24 July 2006

more on that

I want to add a little to what I started in my last post:

India is often called by foreigners the "land of extremes" or "land of contrasts" or something like that. This is true. Whatever superlative you hurl at it, the opposite is almost always certain to be equally true. This is part of why India confounds so many people, eludes definition, accurate description, comprehension.

It is ironic that I referred to "old Mississippi" when talking about how unjust India is. It is ironic because the huge revolt against American racism and segregation drew very heavily on direct action precedents set right here in India and on the wisdom gained, the lessons learned during India's struggle for independence. Having said that, it is further ironic to encounter the old lunch counter style bigotry of the Old South right back in Old Delhi.

The fact is that India is a world of contradictions, almost as if the polar opposite attraction of things were the only thing that could keep a country this incredibly large and diverse together. While India has one of the oldest and most calcified systems of class oppression on the planet, it also has one of the richest histories and cultures of religious, ethnic, and linguistic diversity, tolerance, and democratic precedents. How can this be? I don't know, but it is true. The place that gave us both Buddhism and Gandhian non-violence now forms the more formidable half of one of the world's most volatile nuclear stand-offs.

There is such incredible cruelty and callousness here, but then everywhere also there is kindness and generosity of a depth and sincerity that I had only glimpsed before coming here. This country's deeply rooted social injustice provided the fertile ground for American corporations to devastate the lives of Bhopal's poorest. And yet when I marched with them to Delhi I couldn't believe the warmth and support offered by so many along the way, even by the police. You wouldn't get five miles with a group like that walking while chanting and singing down the highway in the U.S., much less halfway across the country. Perhaps mostly because of the extent to which India's current identity draws upon its heroic struggle against tyrannical British rule, there is a different sort of respect here for social justice activism, for people standing up to power. And that's a good thing, because there is plenty to stand up to.

Can you imagine what Bush would say if you sat in front of the White House and launched a hunger strike against the War in Iraq? Well, first of all, you would just get peppersprayed and dragged away within five minutes, but let's just pretend this was when we still had the Bill of Rights -- if the message ever got to him that an anti-war activist was starving on the royal sidewalk, he'd probably say something like "hunger strike? that's good right?" Here things like that mean something very different. Basically, hunger striking against someone is like calling them British occupiers, just like referring to Guantanamo as a concentration camp is like calling Bush a Nazi. (This is a little bit of a tangent, but another piece of political vocabulary that enjoys a different weight here in India is self-immolation. It's not so unusual to read a headline like, "Member of Parliament, disappointed with Congress Party, sets himself on fire". I wouldn't mind reading that headline in the U.S. now and then -- "Tom DeLay, angered by gay marriage ruling, goes up in a ball of flames on Senate floor.")

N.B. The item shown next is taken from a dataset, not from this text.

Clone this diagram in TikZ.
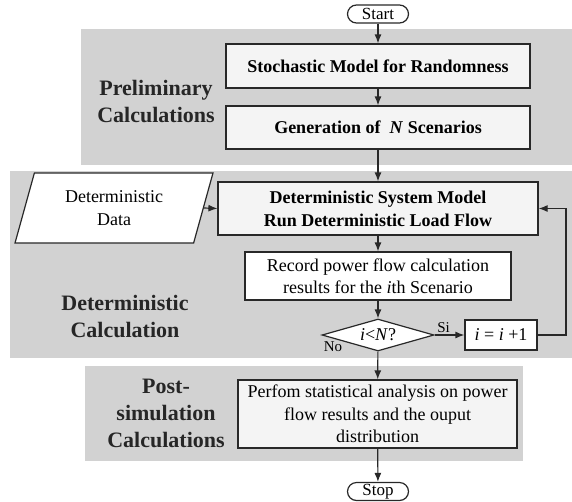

I should also mention that the last paragraph of my last post was based on the experience one has in Paharganj, Delhi, and I kind of wrote it in a way that might be understood only by people who have spent time there, of whom there are almost none among the people who read this blog. Paharganj is an old drugged-out, chaotic area of Delhi where you go for really cheap hotels, and in all fairness it is pretty hellish. On top of having almost every awful quality of a total all-out slum, it's touristy on top of that, so you have to deal with all these silly faux-hippies who taken a look around India (but where? and did they not see anything?) and decided it would appropriate not to bathe or wash their hair for three weeks, perhaps in solidarity with... actually no one. I blame them for the aggressive bands of men following me, poking me, trying to sell me little drums that seem to have no particular connection to Indian music. Paharganj is filled with thick smoke, dust, the smell of baked piss, and then while dodging large ungulates and reckless motorcycles and autorickshaws, you have to constantly be fending off all kinds of slimy characters who, no matter how many times they've seen you, no matter how sick and dehydrated you are, won't stop trying to sell you every silly thing you could imagine, like big plastic lawn chairs, for instance -- just the perfect additional item for my travels. I could carry it on my head. I always thought what I was missing in my Indian travels was a big, white, plastic lawn chair to tug through the narrow doorways on the trains and buses. Then the fake sadhus, fortune tellers, you name it -- fake everything. After spending so much time in a place like that (many weeks) -- or in any place -- it comes as a particular insult to be refused entry to a casual restaurant for tea with a friend. Anyway, my last post's little tirade was aimed squarely (if not obviously) at Paharganj, a place unique within India.

Most of all, I just wanted to clarify that I have great and deep affection for India, an affection that far outweighs my undeniable disappointment and anger with many things that I see here. That's all. I do love India. And it's also not at all my place to sit here and say what "India" is or is not -- India is far, far to wide and deep for that.